According to Moody‘s, the retailer had US$847m in available cash in August 2014, as well as a US$1.85bn asset-based credit facility.

A Fitch report noted trough liquidity, between cash on hand with JC Penney and availability on a revolver, in late October to mid-November is expected to be around US$1.3bn to US$1.4bn with year-end total liquidity of approximately US$2bn to US$2.1bn.

The latest deal will be used to tender for three outstanding bonds maturing in the next three years: US$200m 6.875% notes due October 2015, US$200m 7.675% notes due August 2016, and US$285m 7.95% notes due April 2017.

Analysts expect the company to take out the entire 2015 bond.

Moody‘s, which assigned a Caa2 rating to the new issue, said it may upgrade the company’s outlook to stable from negative if it raised enough money to buy back the 2015 bonds in entirety.


The company’s rehabilitation began last May when lenders granted a US$2.25bn loan to the company - a lifeline which staved off a liquidity crisis.

Goldman Sachs was lead arranger on the loan, which was backed by more than US$4bn of hard collateral, including an appraised value of over US$3.3bn in real estate collateral.

The company then tapped the equity market to raise cash, and in June this year arranged a new US$2.35bn five-year asset-based revolver.

Penney’s business now also seems to be recovering.
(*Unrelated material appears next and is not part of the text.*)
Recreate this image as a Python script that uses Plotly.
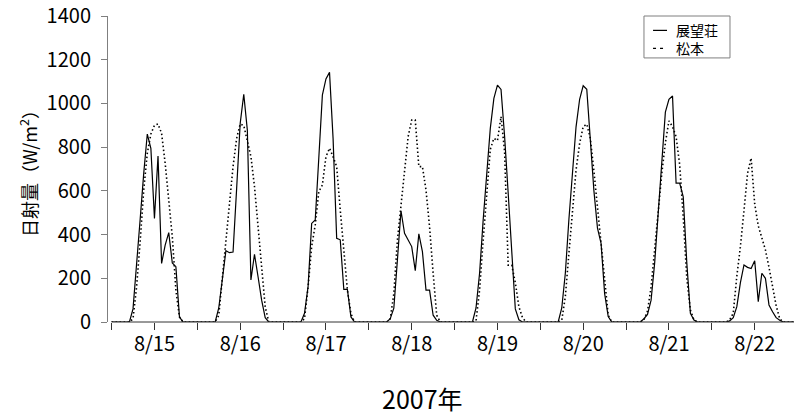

It reported stronger-than-expected quarterly same-store sales last month, even as other big retailers like Walmart and Macy’s had disappointing sales figures. Fitch downgraded Sears Holdings to CC from CCC on Wednesday, citing its decline in profitability and lack of visibility in the turnaround in its operations.

One banker said improvement in gross margins, which shows the company is tackling its inventories, was one of the metrics investors were most focused on.

One investor, who had kept an open mind on the issue but decided to hold off, said the new bonds were attractively priced to the outstanding curve.

The 5.75% February 2018 bonds, for example, are trading at a cash price of 97.3 with a yield-to-worst of 6.66%, CreditSights said.

“There are a lot of people who think that JC Penney has turned the corner, but we still have a few concerns about the company,” said one investor. “We want to see how it does over the holiday season.”

Moody’s expects the interest coverage ratio to be -0.5 times earnings this year and to break even next year if the improvement in earnings continues.

“Although JC Penney sales and gross margins have notably improved in 2014, its profitability and credit metrics remain very weak,” Moody’s said.

“Further improvement in earnings is required for JC Penney to have a sustainable capital structure.”